Re: Poród - co warto wiedzieć ...i mieć ;)
: piątek 05 lut 2016, 12:03
autor: qzia
Ja generalnie piorę wszystko w pralce. Mój drybed 150x100 jakoś się mieścił. No i ważna dla mnie cecha drybeda to to, że jest dość sztywny i ciężki. Muffa namiętnie próbowała zakopywać swoje maleńkie pociechy. W przypadku drybeda to się zupełnie nie udawało. Jak leżała na kołdrze to nie można jej było ani na chwilę zostawić samej.

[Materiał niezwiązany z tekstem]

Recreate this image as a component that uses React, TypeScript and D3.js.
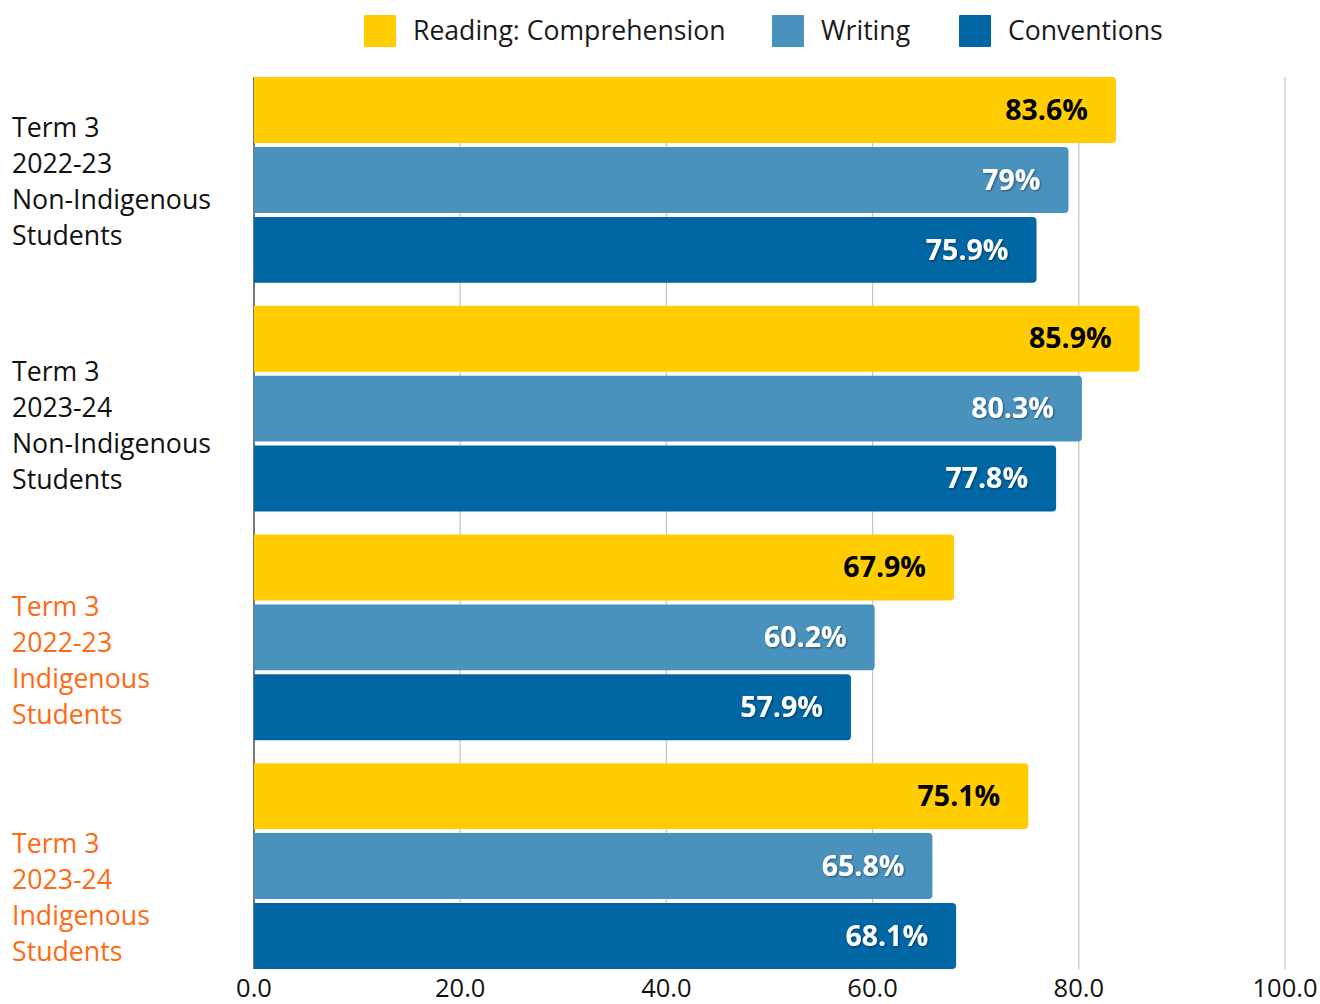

Re: Poród - co warto wiedzieć ...i mieć ;)
: sobota 06 lut 2016, 13:53
autor: SARABANDA
Ja wyjmuję dry bed z pralki odwirowany praktycznie suchy, ale ten największy w pralce się nie mieścił i tak musiałam przeciąć na dwa. Ogólnie fajny, dla mnie minus że tak szybko w trakcie używania i prania "miś" się kurczy i robi płaski.
Re: Poród - co warto wiedzieć ...i mieć ;)
: sobota 06 lut 2016, 18:43
autor: miszakai
Ale macie te podgumowane czy z zielonym spodem? Które lepsze? No właśnie gdzieś czytałam, że nie ma szans wyprać w klasycznej 5kg pralce wymiaru 100x150 a nawet mniejszy cieżko. Może to ma sens przy chorym, leżącym, sikającym pod siebie psie, zostawianym na parę godzin samemu?...Bo tak to u Ani raczej służył jak pamiętam przy U-Tropkach jako kocyk do zabawy a sikały raczej obok. No i to, że podcieka pod spód to czasami wada. No i niby nie zmienia puszystości po praniu a jednak chyba się spłaszcza to futerko

Re: Poród - co warto wiedzieć ...i mieć ;)
: sobota 06 lut 2016, 19:46
autor: SARABANDA
Ja piorę 75x100cm (chyba jakoś tak) w pralce mniejszej -chyba 3,5kg - bez problemu,
Duży w 5 kg powinien się zmieścić. Mam ten "podgumowany" chociaż to nie guma. No i moje psy nie sikają więc nie wiem jak się zachowuje.
Re: Poród - co warto wiedzieć ...i mieć ;)
: sobota 06 lut 2016, 20:43
autor: Ania W
Ja mam taki podgumowany jakby. Pierwszy raz uprałam ręcznie i jak zobaczyłam jakie to ciężkie to nie odważyłam się włożyć w moją małą pralkę.
Jeżeli chodzi o podciekanie to chyba jeszcze nie wymyślono czegoś takiego "psiego" co by przepuszczało i jednocześnie pochłaniało...
A tak w ogóle to w jakim celu chcesz dokonać takiego zakupu? To znaczy na jaki etap?
Bo jeżeli chodzi o sam poród to moim zdaniem są lepsze rzeczy do wykorzystania.
Re: Poród - co warto wiedzieć ...i mieć ;)
: sobota 06 lut 2016, 21:36
autor: miszakai
Ania W pisze:A tak w ogóle to w jakim celu chcesz dokonać takiego zakupu? To znaczy na jaki etap?
Sama nie wiem...Polecają je do odchowu szczeniąt, część z Was chwali...Raczej nie na poród a potem chyba. Tak do leżenia/spania raczej i w razie siuśkowych/kupowych wpadek, już w większym kojcu pow. 3 tyg. gdzie obok mamy podkłady/gazety i coś do spania dla dzieciaków. Na sam poród ja miałam ostatnio od mamy lekarskie rzeczy takie jak podkłady, takie nieprzemakalne "ceratki", rolki całe papierowe z jednej a ceratka z drugiej - jakie kładzie się na kozetce u lekarza...I to mi poszło na poród. Teraz już nie mam takiej możliwości. Mam bardzo dużo różnych starych poszewek, ręczników, które mi się najbardziej podobają dla starszych szczeniaków, bo chłoną dobrze i są z czystej bawełny...Zbieram takie i cała rodzina podrzuca mi jak wymienia pościel i w ogóle wszystko co naturalne biorę bez mrugnięcia:) A na poród teraz chyba postawię na podkłady chłonne typu Seni i może jakieś duże pieluchy połogowe do podłożenia pod Cygę.